**TASK DETAILS:** Identify every line containing the word "with" and reproduce each one.

★ ★ ★

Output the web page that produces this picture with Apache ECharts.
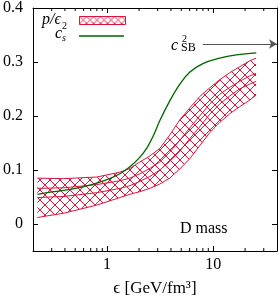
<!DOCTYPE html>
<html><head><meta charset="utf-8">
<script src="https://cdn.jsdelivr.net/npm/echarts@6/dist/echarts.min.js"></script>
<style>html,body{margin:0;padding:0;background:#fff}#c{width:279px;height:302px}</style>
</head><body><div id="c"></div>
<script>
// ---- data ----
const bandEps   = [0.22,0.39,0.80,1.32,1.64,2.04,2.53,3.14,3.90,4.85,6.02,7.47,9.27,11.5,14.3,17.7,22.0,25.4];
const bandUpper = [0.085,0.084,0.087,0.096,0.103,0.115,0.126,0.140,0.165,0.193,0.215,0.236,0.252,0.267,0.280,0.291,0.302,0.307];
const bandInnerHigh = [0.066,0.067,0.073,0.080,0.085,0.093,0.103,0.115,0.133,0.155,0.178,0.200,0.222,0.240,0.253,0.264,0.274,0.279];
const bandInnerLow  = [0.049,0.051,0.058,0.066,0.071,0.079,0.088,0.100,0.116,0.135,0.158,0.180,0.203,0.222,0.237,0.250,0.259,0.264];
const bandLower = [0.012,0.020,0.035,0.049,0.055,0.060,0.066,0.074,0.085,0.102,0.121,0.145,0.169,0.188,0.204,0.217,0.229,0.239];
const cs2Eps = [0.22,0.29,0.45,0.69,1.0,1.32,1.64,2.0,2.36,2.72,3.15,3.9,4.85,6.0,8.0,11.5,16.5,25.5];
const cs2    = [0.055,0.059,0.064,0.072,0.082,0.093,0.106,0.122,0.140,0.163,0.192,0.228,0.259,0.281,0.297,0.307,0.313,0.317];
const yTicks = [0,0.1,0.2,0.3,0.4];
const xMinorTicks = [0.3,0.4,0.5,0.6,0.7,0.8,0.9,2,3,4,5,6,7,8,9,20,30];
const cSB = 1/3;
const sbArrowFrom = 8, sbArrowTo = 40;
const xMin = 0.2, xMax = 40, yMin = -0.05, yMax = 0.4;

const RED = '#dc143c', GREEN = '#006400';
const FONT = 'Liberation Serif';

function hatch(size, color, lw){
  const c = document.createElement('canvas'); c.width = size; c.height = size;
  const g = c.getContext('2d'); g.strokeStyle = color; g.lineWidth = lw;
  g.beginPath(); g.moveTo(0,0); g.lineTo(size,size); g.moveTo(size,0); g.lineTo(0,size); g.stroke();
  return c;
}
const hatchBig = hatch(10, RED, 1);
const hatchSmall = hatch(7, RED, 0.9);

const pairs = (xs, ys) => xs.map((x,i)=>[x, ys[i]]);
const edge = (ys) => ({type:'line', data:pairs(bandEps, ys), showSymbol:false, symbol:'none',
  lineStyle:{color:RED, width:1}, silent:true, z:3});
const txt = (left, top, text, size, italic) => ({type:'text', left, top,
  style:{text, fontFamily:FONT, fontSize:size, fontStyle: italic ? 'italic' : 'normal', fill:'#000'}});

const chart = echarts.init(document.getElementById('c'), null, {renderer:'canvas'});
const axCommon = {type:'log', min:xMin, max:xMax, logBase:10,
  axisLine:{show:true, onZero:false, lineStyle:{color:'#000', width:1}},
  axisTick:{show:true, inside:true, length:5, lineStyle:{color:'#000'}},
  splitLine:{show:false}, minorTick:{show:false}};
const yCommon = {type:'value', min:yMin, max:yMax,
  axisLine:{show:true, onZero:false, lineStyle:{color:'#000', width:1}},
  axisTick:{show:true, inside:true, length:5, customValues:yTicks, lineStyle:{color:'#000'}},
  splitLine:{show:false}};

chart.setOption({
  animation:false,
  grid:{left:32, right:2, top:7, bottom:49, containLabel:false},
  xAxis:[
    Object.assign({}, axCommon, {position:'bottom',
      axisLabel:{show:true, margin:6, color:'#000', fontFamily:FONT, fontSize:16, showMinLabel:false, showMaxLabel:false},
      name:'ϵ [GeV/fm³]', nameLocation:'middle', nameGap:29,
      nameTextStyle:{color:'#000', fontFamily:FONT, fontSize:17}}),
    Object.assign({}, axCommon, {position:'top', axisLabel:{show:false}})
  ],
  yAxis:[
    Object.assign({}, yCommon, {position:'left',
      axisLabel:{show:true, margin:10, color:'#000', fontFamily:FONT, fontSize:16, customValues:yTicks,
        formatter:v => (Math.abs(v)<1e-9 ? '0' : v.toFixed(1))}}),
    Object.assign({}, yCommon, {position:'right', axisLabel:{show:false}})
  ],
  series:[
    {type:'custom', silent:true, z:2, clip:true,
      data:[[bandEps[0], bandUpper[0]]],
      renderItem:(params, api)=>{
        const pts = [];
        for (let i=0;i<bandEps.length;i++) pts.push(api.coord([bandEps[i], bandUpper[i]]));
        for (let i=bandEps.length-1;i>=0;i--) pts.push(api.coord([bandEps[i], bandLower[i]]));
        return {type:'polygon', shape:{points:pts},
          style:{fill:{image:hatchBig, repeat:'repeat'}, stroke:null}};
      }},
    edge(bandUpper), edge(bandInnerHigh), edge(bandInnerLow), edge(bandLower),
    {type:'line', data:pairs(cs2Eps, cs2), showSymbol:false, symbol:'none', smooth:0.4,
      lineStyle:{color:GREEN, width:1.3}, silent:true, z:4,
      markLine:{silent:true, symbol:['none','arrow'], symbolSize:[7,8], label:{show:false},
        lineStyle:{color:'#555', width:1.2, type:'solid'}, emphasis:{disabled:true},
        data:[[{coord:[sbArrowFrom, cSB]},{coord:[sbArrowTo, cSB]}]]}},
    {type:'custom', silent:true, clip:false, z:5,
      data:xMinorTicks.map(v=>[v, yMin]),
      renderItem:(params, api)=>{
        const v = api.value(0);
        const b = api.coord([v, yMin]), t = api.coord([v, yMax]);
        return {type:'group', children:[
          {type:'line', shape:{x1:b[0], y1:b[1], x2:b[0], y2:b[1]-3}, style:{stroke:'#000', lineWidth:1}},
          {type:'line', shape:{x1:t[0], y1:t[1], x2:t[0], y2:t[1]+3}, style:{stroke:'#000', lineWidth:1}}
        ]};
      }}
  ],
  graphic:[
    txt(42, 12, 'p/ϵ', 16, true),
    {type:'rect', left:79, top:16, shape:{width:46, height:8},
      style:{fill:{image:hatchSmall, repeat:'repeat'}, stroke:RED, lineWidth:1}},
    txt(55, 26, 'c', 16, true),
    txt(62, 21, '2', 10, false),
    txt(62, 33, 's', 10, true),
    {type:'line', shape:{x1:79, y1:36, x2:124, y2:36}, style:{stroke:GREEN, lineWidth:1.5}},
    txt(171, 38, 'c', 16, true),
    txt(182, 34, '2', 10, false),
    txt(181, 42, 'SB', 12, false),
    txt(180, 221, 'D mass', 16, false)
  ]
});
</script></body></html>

★ ★ ★

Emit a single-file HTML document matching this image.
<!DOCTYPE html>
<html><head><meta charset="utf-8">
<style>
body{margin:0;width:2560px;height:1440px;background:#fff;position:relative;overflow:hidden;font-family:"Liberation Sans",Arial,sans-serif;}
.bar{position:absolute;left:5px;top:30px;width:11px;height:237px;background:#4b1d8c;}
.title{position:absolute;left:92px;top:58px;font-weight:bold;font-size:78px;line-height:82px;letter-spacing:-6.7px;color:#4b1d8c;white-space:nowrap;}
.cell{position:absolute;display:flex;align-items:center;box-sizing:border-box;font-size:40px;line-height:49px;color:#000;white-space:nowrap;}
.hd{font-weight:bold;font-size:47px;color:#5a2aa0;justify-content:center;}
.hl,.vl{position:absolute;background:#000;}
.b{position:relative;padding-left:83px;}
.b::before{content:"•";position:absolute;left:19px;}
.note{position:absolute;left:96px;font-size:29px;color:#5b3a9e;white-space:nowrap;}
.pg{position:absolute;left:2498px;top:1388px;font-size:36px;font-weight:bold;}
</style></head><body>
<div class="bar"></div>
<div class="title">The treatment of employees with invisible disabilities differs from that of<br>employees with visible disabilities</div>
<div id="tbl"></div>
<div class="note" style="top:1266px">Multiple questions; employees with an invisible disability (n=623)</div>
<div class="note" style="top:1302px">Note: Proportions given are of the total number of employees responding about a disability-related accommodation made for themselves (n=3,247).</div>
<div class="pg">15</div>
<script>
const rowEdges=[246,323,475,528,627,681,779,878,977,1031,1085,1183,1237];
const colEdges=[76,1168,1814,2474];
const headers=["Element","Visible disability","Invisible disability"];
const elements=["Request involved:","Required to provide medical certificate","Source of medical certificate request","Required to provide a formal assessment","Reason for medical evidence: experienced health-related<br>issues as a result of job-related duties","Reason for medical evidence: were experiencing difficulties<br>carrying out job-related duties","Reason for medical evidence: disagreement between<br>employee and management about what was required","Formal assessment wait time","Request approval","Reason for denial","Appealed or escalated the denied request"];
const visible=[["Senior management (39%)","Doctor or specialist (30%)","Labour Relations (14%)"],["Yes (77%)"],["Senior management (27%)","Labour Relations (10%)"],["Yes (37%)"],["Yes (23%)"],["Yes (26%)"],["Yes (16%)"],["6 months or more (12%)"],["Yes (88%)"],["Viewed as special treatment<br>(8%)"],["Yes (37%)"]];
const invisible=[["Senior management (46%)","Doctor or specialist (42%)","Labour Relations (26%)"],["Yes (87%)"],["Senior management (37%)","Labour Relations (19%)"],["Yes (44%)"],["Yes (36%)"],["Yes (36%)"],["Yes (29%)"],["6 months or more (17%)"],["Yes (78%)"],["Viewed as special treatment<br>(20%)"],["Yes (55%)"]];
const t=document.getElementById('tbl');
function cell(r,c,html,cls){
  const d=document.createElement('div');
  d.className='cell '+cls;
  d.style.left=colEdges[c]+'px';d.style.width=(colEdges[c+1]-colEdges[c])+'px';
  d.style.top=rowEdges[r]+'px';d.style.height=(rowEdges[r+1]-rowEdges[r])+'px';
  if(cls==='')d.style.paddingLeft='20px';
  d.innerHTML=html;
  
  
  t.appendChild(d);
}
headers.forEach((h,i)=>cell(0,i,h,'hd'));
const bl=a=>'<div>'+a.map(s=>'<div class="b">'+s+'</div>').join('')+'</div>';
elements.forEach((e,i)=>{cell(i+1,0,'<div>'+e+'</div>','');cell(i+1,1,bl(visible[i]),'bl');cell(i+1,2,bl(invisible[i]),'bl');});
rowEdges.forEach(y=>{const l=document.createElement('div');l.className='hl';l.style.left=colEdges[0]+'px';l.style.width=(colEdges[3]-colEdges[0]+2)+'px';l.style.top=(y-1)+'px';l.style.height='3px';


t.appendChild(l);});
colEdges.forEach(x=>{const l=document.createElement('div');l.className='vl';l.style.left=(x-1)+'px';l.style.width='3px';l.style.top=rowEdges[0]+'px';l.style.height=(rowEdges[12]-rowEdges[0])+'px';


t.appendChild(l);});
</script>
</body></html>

★ ★ ★

**SOLUTION TO THIS TASK:**
Output the web page that produces this picture with Apache ECharts.
<div class="title">The treatment of employees with invisible disabilities differs from that of<br>employees with visible disabilities</div>
<div class="note" style="top:1266px">Multiple questions; employees with an invisible disability (n=623)</div>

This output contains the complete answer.